Another day east took us all the way to Ballycastle. When I was a kid on holiday, my mother would always want to go to Ballintoy, the little harbour with mystical rock formations that we are all now legally obliged to describe as appearing in Game of Thrones. My brothers and I would rail against such a dull and lengthy excursion. I mean, who’d want to go to a stupid harbour when you could go to such destinations as the Jet Centre, Coleraine swimming pool, or McIntyre’s toy shop? Now I am my mother, and my kids are me. As it should be, I suppose.
But Ballintoy didn’t work out this year. The car park, which had always been geared towards road rage, had got even smaller due to construction, so we just had to turn around and leave.
Not far outside Ballycastle, I spotted what looked like a viewing point and swerved off the road. I’m a sucker for a good viewing point, and I got out of the car, on my own, to do some viewing. This one, Portaneevy, has fun little platforms which hover over the abyss. There were busloads of French, American, and Japanese tourists, but I managed to get a spot and peer down over Carrick-a-Rede rope bridge.
Were my eyes up to their old tricks? No, they weren’t.
‘Dolphins! I think those are dolphins down there!’ I exclaimed to a woman beside me, with my arm out in a very straight point. A white tour boat was close to the sea stack of the rope bridge, and all around the boat, the water was breaking with dolphins. From up here, they were tiny, but dolphin excitement is dolphin excitement, no matter how close they are.
Thankfully this English-sounding lady was as excited as me and did not drift silently away from me as I worried she might. We ‘oohed’ and ‘ahhed’ some more, and then she thanked me sincerely for letting her know, and complained jokily to her local friend who, incredibly, had seen the dolphins but said nothing. ‘This nice gentleman had to tell me!’

Buoyed by the joy of dolphins and being described as a nice gentleman, I entered Ballycastle.

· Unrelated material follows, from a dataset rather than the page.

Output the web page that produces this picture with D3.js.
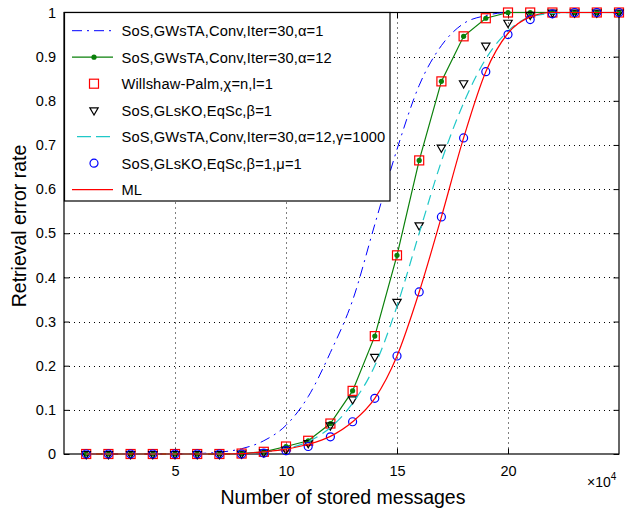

We rarely go there (it’s even further from Portstewart than Castlerock!) but my friend Jin was in the Corrymeela Centre and I was going to pop up and say hello. In an earlier blog post, I had suggested that Ballycastle was much less grim than Portrush and Portstewart, and floated the idea, noted by someone else, that the grimness of the Ports was due to their lack of trees. And perhaps here was the theory confirmed: Ballycastle has trees, a few at the sea front. A green landscape is also clearly visible from the town. So the lesson is that if you are a town and don’t want to depress your residents, you should plant trees.
We covered all our regular haunts too. I enjoyed my petty feeling of exclusivity as our National Trust cards were bleeped again and again on Portstewart Strand; we had our usual orders in usual chip shops. I guess most people want to cling to a place that they recognise, and that they think recognises them back. But it’s great to find that your place still has a few tricks up its sleeve.